Factors that change pounds per cubic foot
- Moisture content
- Temperature
- Particle size and shape
- Compaction level
- Trapped air or porosity
- Material composition
- Measurement method
- Sample uniformity
- Container geometry
- Handling and vibration
For example, a moist compost pile may show a much higher lb/ft³ value than a dry fluffy batch. Fine material often packs more efficiently than coarse material. Vibration during transport can settle a load and raise effective bulk density. Even the timing of the measurement can matter.
Comparison table: how density affects total weight
The next table shows how much a 10 cubic foot volume would weigh for several common materials. This type of comparison helps with quick load planning.
| Material | Density (lb/ft³) | Weight of 10 ft³ | Operational Meaning |
|---|---|---|---|
| Air | 0.075 | 0.75 lb | Negligible in many storage contexts, critical in fluid and airflow calculations |
| Water | 62.4 | 624 lb | Useful reference for tanks, plumbing, and buoyancy |
| Topsoil | 75 | 750 lb | Important for landscaping deliveries and loader capacity |
| Dry sand | 100 | 1,000 lb | Common benchmark for aggregate and fill calculations |
| Concrete | 150 | 1,500 lb | Critical for structural loads and slab estimates |
| Steel | 490 | 4,900 lb | Shows why small steel volumes can be extremely heavy |
When to trust the calculator and when to verify with testing
A pounds per cubic feet calculator is highly reliable when you have accurate input data. If the weight and volume are correct, the density result will also be correct. The bigger challenge is usually measurement quality. Irregular shapes, nonuniform materials, and changing moisture levels can all introduce uncertainty. In these situations, repeated measurements or standardized test procedures may be appropriate.

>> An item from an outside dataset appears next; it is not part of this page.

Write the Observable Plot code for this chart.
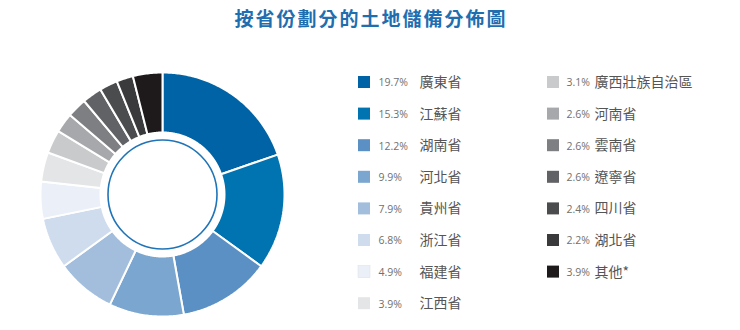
<!DOCTYPE html>
<html><head><meta charset="utf-8">
<script src="https://cdn.jsdelivr.net/npm/d3@7"></script>
<script src="https://cdn.jsdelivr.net/npm/@observablehq/plot@0.6"></script>
<style>
body{margin:0;background:#fff;width:740px;height:330px;overflow:hidden;font-family:"Noto Sans CJK TC","Noto Sans",sans-serif}
#title{height:40px;line-height:36px;text-align:center;color:#1f6eb0;font-size:19px;font-weight:bold;letter-spacing:2px;padding-left:2px}
#chart svg{display:block}
</style></head><body>
<div id="title">按省份劃分的土地儲備分佈圖</div>
<div id="chart"></div>
<script>
const provinces = ["廣東省","江蘇省","湖南省","河北省","貴州省","浙江省","福建省","江西省","廣西壯族自治區","河南省","雲南省","遼寧省","四川省","湖北省","其他*"];
const shares = [19.7,15.3,12.2,9.9,7.9,6.8,4.9,3.9,3.1,2.6,2.6,2.6,2.4,2.2,3.9];
const palette = ["#0063a6","#0073b1","#5b90c4","#7ba6cf","#a3bedd","#cedcee","#ebeff7","#e4e5e6","#c9cacc","#a7a8ab","#7e7f82","#616265","#4b4c4e","#3a3a3c","#1e1a1b"];

const data = provinces.map((name, i) => ({name, share: shares[i], color: palette[i], i}));

const W = 740, H = 290;
const cx = 162, cy = 154, R = 122, r0 = 62, ringR = 54.5;

const arcs = d3.pie().sort(null).value(d => d.share)(data);
const pts = [];
for (const a of arcs) {
  const n = Math.max(4, Math.ceil((a.endAngle - a.startAngle) * 80));
  for (let k = 0; k <= n; k++) {
    const t = a.startAngle + (a.endAngle - a.startAngle) * k / n;
    pts.push({name: a.data.name, color: a.data.color, x: cx + R * Math.sin(t), y: cy - R * Math.cos(t)});
  }
  for (let k = n; k >= 0; k--) {
    const t = a.startAngle + (a.endAngle - a.startAngle) * k / n;
    pts.push({name: a.data.name, color: a.data.color, x: cx + r0 * Math.sin(t), y: cy - r0 * Math.cos(t)});
  }
  const t = a.startAngle;
  pts.push({name: a.data.name, color: a.data.color, x: cx + R * Math.sin(t), y: cy - R * Math.cos(t)});
}

const leg = data.map(d => {
  const col = d.i < 8 ? 0 : 1;
  const row = col === 0 ? d.i : d.i - 8;
  return {...d, col, yc: 42 + row * 31.6,
    sx: col === 0 ? 358 : 547,
    px: col === 0 ? 378 : 566,
    nx: col === 0 ? 419 : 594,
    label: d.share.toFixed(1) + "%"};
});

const chart = Plot.plot({
  width: W, height: H,
  margin: 0,
  x: {domain: [0, W], range: [0, W], axis: null},
  y: {domain: [0, H], range: [0, H], axis: null},
  color: {type: "identity"},
  marks: [
    Plot.line(pts, {x: "x", y: "y", z: "name", fill: "color", stroke: "white", strokeWidth: 2, strokeLinejoin: "miter", curve: "linear"}),
    Plot.dot([{x: cx, y: cy}], {x: "x", y: "y", r: ringR, stroke: "#1f74b8", strokeWidth: 1.6, fill: "none"}),
    Plot.rect(leg, {x1: d => d.sx, x2: d => d.sx + 12, y1: d => d.yc - 6, y2: d => d.yc + 6, fill: "color", stroke: "#dddddd", strokeWidth: 0.5, strokeOpacity: d => d.i === 6 ? 1 : 0}),
    Plot.text(leg, {x: "px", y: "yc", text: "label", textAnchor: "start", fontSize: 10.5, fill: "#707070", fontFamily: "'Open Sans', sans-serif", dy: 0.5, style: "letter-spacing:-0.3px"}),
    Plot.text(leg, {x: "nx", y: "yc", text: "name", textAnchor: "start", fontSize: 14, fill: "#555555", fontFamily: "'Noto Sans CJK TC', sans-serif", dy: 0})
  ]
});
document.getElementById("chart").appendChild(chart);
</script>
</body></html>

For field estimates, this calculator is usually enough for planning and comparison. For design specifications, compliance documentation, or quality control, a formal test method may be required. Industries that handle aggregates, soils, concrete, grain, chemicals, or powders often use specific protocols to ensure repeatable density values.
Helpful reference sources
If you want deeper background on units, water properties, and engineering measurement practices, these authoritative resources are useful starting points:
- National Institute of Standards and Technology (NIST) unit conversion guidance
- U.S. Geological Survey (USGS) overview of water density
- University reference material on density and weight measurement basics
Common mistakes to avoid
- Mixing pounds with kilograms or cubic feet with cubic meters.
- Using an estimated volume that ignores voids, compaction, or container shape.
- Comparing wet material density with dry reference values.
- Assuming all sand, soil, or aggregate has a single universal density.
- Entering zero or near-zero volume, which creates unrealistic results.
Final takeaway
A pounds per cubic feet calculator is one of the most useful quick tools for understanding how heavy a material is relative to the space it occupies. It supports estimating loads, selecting storage methods, planning transportation, checking field measurements, and comparing unknown samples against familiar materials. The formula is straightforward, but the insight it provides can prevent underestimating weight, overloading equipment, or making poor assumptions about material behavior.
Use the calculator above whenever you have weight in pounds and volume in cubic feet. If you also understand moisture, compaction, and material type, your result becomes even more valuable. In practical operations, density is not just a math output. It is a decision tool.